Friday, 14 June 2019

aaggghh I've forgotten my mobile....!


The other day a personal crisis of epic proportions came my way!

Whilst driving, en route to a dog walk, it suddenly dawned on me that my mobile phone was missing from my right hand side trouser pocket.  A wave of panic and anxiety filled me, all be it momentarily!

I had left it on the breakfast table.  Later that day I would be attending an organ recital at Southwark Cathedral.  We had got talking over the toast about the history of the place and, as is our custom these days, pulled out the phone to ‘google’ (is that really a verb as well as a noun?!) some information about its antiquity.

Well, despite my irrational fears (because I have existed on this planet perfectly well for half a century before buying my first mobile) I survived the dog walk without a phone and arrived home in one piece.
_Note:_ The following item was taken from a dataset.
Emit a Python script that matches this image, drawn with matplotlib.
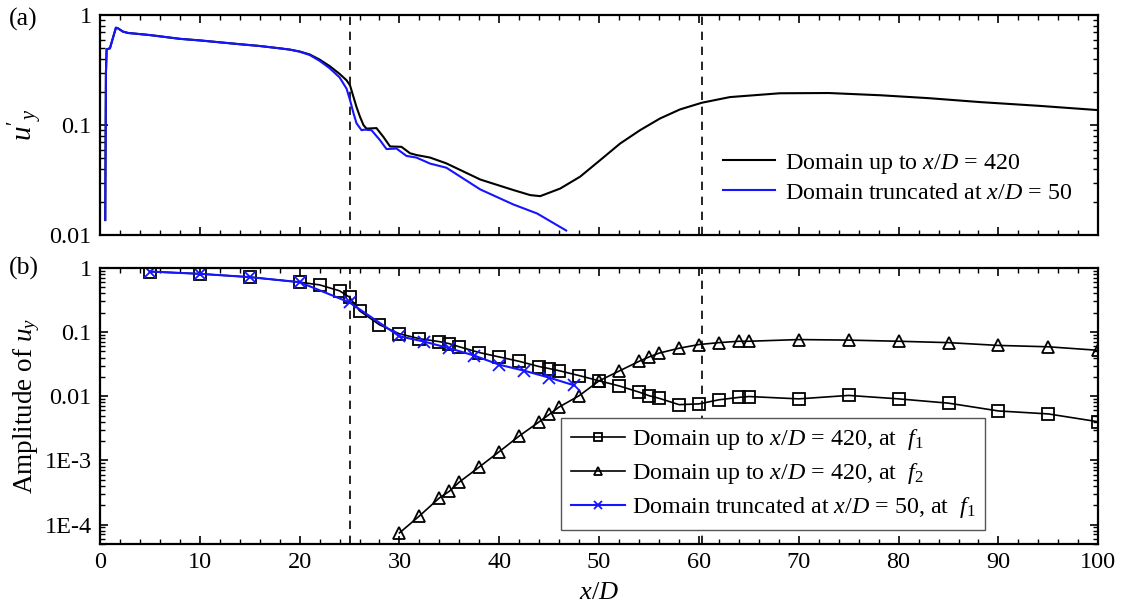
import numpy as np
import matplotlib.pyplot as plt
from matplotlib.ticker import FuncFormatter, MultipleLocator, LogLocator, NullFormatter

plt.rcParams['font.family'] = 'Liberation Serif'
plt.rcParams['mathtext.fontset'] = 'custom'
plt.rcParams['mathtext.rm'] = 'Liberation Serif'
plt.rcParams['mathtext.it'] = 'Liberation Serif:italic'

# (a) rms of u_y along the centreline
x_full = [0.53, 0.6, 0.67, 1.0, 1.33, 1.6, 1.8, 2.3, 2.8, 5, 8, 10, 14, 16, 18, 19, 20, 21, 22, 23, 24,
          24.7, 25.05, 25.4, 25.7, 26.05, 26.4, 26.7, 27.7, 28.4, 29.06, 30.2, 31.06, 31.7, 33.07,
          34.7, 38.1, 41.4, 43.1, 44.1, 46.1, 48.1, 50.1, 52.1, 54.1, 56.1, 58.1, 60.3, 63.1,
          68.1, 73, 78.2, 83, 88.2, 94, 100]
u_full = [0.0137, 0.3, 0.49, 0.5, 0.635, 0.77, 0.76, 0.71, 0.69, 0.66, 0.61, 0.59, 0.545, 0.525, 0.5,
          0.487, 0.468, 0.44, 0.395, 0.345, 0.293,
          0.256, 0.23, 0.18, 0.146, 0.119, 0.1, 0.093, 0.094, 0.078, 0.064, 0.0635, 0.0555, 0.0535, 0.0507,
          0.0449, 0.032, 0.0257, 0.0231, 0.0226, 0.0265, 0.034, 0.048, 0.068, 0.09, 0.115, 0.139, 0.16, 0.18,
          0.195, 0.196, 0.187, 0.176, 0.162, 0.15, 0.137]

x_trunc = [0.53, 0.6, 0.67, 1.0, 1.33, 1.6, 1.8, 2.3, 2.8, 5, 8, 10, 14, 16, 18, 19, 20, 21, 22, 23,
           24, 24.7, 25.05, 25.4, 25.7, 26.2, 26.5, 27.2, 28.05, 28.7, 29.7, 30.7, 31.7, 33.07,
           34.7, 38.1, 41.4, 43.8, 46.7]
u_trunc = [0.0137, 0.3, 0.49, 0.5, 0.635, 0.77, 0.76, 0.71, 0.69, 0.66, 0.61, 0.59, 0.545, 0.525, 0.5,
           0.487, 0.466, 0.435, 0.385, 0.33,
           0.272, 0.215, 0.169, 0.128, 0.104, 0.09, 0.091, 0.09, 0.073, 0.0606, 0.0613, 0.0525, 0.0507, 0.0447,
           0.041, 0.026, 0.019, 0.0157, 0.011]

# (b) amplitudes at f1 and f2
x_f1 = [5, 10, 15, 20, 22, 24, 25, 26, 28, 30, 32, 34, 35, 36, 38, 40, 42, 44, 45, 46, 48, 50,
        52, 54, 55, 56, 58, 60, 62, 64, 65, 70, 75, 80, 85, 90, 95, 100]
a_f1 = [0.877, 0.81, 0.72, 0.6, 0.545, 0.44, 0.35, 0.215, 0.13, 0.094, 0.079, 0.071, 0.066, 0.059,
        0.048, 0.041, 0.035, 0.029, 0.027, 0.025, 0.021, 0.0174,
        0.0145, 0.0116, 0.0102, 0.0093, 0.0074, 0.0076, 0.0088, 0.0096, 0.0099, 0.0091, 0.0103,
        0.0091, 0.0078, 0.0059, 0.0053, 0.0040]

x_f2 = [30, 32, 34, 35, 36, 38, 40, 42, 44, 45, 46, 48, 50, 52, 54, 55, 56, 58, 60, 62, 64, 65,
        70, 75, 80, 85, 90, 95, 100]
a_f2 = [7.4e-5, 1.36e-4, 2.6e-4, 3.3e-4, 4.6e-4, 7.9e-4, 1.37e-3, 2.4e-3, 4.0e-3, 5.2e-3, 6.8e-3,
        0.0102, 0.0174, 0.0247, 0.035, 0.041, 0.047, 0.056, 0.064, 0.0685, 0.072, 0.072,
        0.0765, 0.075, 0.072, 0.0685, 0.062, 0.059, 0.052]

x_tr = [5, 10, 15, 20, 25, 30, 32.5, 35, 37.5, 40, 42.5, 45, 47.5]
a_tr = [0.88, 0.81, 0.72, 0.6, 0.29, 0.086, 0.071, 0.056, 0.043, 0.031, 0.025, 0.0195, 0.0148]

x_dash = [25, 60.3]

fig = plt.figure(figsize=(11.23, 6.09), dpi=100)
ax1 = fig.add_axes([0.089, 0.614, 0.889, 0.361])
ax2 = fig.add_axes([0.089, 0.107, 0.889, 0.453])

blue = '#1515ff'

ax1.plot(x_full, u_full, color='black', lw=1.5, label='Domain up to $x/D$ = 420')
ax1.plot(x_trunc, u_trunc, color=blue, lw=1.5, label='Domain truncated at $x/D$ = 50')
ax1.set_yscale('log')
ax1.set_ylim(0.01, 1)
ax1.set_xlim(0, 100)
ax1.legend(loc='lower left', bbox_to_anchor=(0.602, 0.045), frameon=False, fontsize=17.3,
           handlelength=2.2, handletextpad=0.4, labelspacing=0.25)

ax2.plot(x_f1, a_f1, color='black', lw=1.2, marker='s', ms=8, mfc='none', mec='black', mew=1.3,
         label='Domain up to $x/D$ = 420, at  $f_{\\rm 1}$')
ax2.plot(x_f2, a_f2, color='black', lw=1.2, marker='^', ms=9, mfc='none', mec='black', mew=1.3,
         label='Domain up to $x/D$ = 420, at  $f_{\\rm 2}$')
ax2.plot(x_tr, a_tr, color=blue, lw=1.5, marker='x', ms=9, mew=1.3,
         label='Domain truncated at $x/D$ = 50, at  $f_{\\rm 1}$')
ax2.set_yscale('log')
ax2.set_ylim(5e-5, 1)
ax2.set_xlim(0, 100)
leg = ax2.legend(loc='lower left', bbox_to_anchor=(0.462, 0.05), borderaxespad=0, fontsize=17.3,
                 fancybox=False, framealpha=1, edgecolor='#555555', markerscale=0.65,
                 handlelength=2.25, handletextpad=0.3, labelspacing=0.38, borderpad=0.4)
leg.get_frame().set_linewidth(1.0)

for ax in (ax1, ax2):
    for xv in x_dash:
        ax.axvline(xv, color='black', lw=1.2, ls=(0, (5, 4)), zorder=0)
    ax.xaxis.set_major_locator(MultipleLocator(10))
    ax.xaxis.set_minor_locator(MultipleLocator(2))
    ax.yaxis.set_major_locator(LogLocator(base=10, numticks=10))
    ax.yaxis.set_minor_locator(LogLocator(base=10, subs=np.arange(2, 10), numticks=10))
    ax.yaxis.set_minor_formatter(NullFormatter())
    ax.tick_params(which='both', direction='in', top=True, right=True, labelsize=17.5, pad=6)
    ax.tick_params(which='major', length=6, width=1.2)
    ax.tick_params(which='minor', length=3.5, width=1.0)
    for s in ax.spines.values():
        s.set_linewidth(1.6)


def fmt_a(v, pos):
    return {1: '1', 0.1: '0.1', 0.01: '0.01'}.get(round(v, 6), '')


def fmt_b(v, pos):
    return {1: '1', 0.1: '0.1', 0.01: '0.01', 0.001: '1E-3', 0.0001: '1E-4'}.get(round(v, 6), '')


ax1.yaxis.set_major_formatter(FuncFormatter(fmt_a))
ax2.yaxis.set_major_formatter(FuncFormatter(fmt_b))
ax1.set_xticklabels([])
ax2.set_xlabel('$x/D$', fontsize=19, labelpad=6)
ax1.set_ylabel("$u'_y$", fontsize=21, labelpad=3)
ax2.set_ylabel('Amplitude of $u_y$', fontsize=19.5, labelpad=2)

fig.text(0.008, 0.968, '(a)', fontsize=18.5, va='center')
fig.text(0.008, 0.56, '(b)', fontsize=18.5, va='center')

fig.savefig('out.png', dpi=100)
Just to prove the point, Google tells me the first cell phones came about in the USA in 1973, six years later in 1979 they were used in a car phone network in Japan.  The first portable cell phone, resembling a brick, came on the scene in 1983 and whilst these became popular in America and on the Continent it wasn’t until 1992 that they were introduced to the UK.

It’s hard to believe now that the general public were at first mystified as to why they needed a mobile phone.  Sales were sluggish! 1992 saw the first text message on 3rd December, it simply said ‘Merry Christmas’.

We got used to mobiles throughout the 90’s and in 2007 the iphone was launched, and the rest they say is history!


I suspect it’s all about that insatiable and intriguing human need for connectivity and although some of us need it more than others it does seem to be a universal desire.

Family and friends who are younger than me have a virtual world of connections that runs into hundreds of people; Facebook and WhatsApp to name just two platforms a dinosaur like me is aware of.

A minister friend of mine is working on a doctoral thesis examining the impact of this idea of ‘virtual community’ upon the Church.

In terms of faith ‘connectivity’ is a big issue.  This weekend congregations around the world will be celebrating Trinity Sunday, a time when we ponder the community of The Godhead and the connectivity between Father, Son and Spirit.

I sense, in my own pilgrimage, that much of my search for meaning and purpose rests on the idea that I am, in some way, ‘connected’ to both God and other people.  That gives me a sense of identity and hope.  It is the essence of prayer.

Whether walking in the countryside or bowing my head in church I think of prayer as the process of making ‘connections’ and sensing my place in the network of life.

Fortunately I can still pray whether or not I’ve remembered to pick up the phone from the kitchen table and that sense of the blessing of God and others in my life is not, ultimately, dependent on the availability of a 5G network.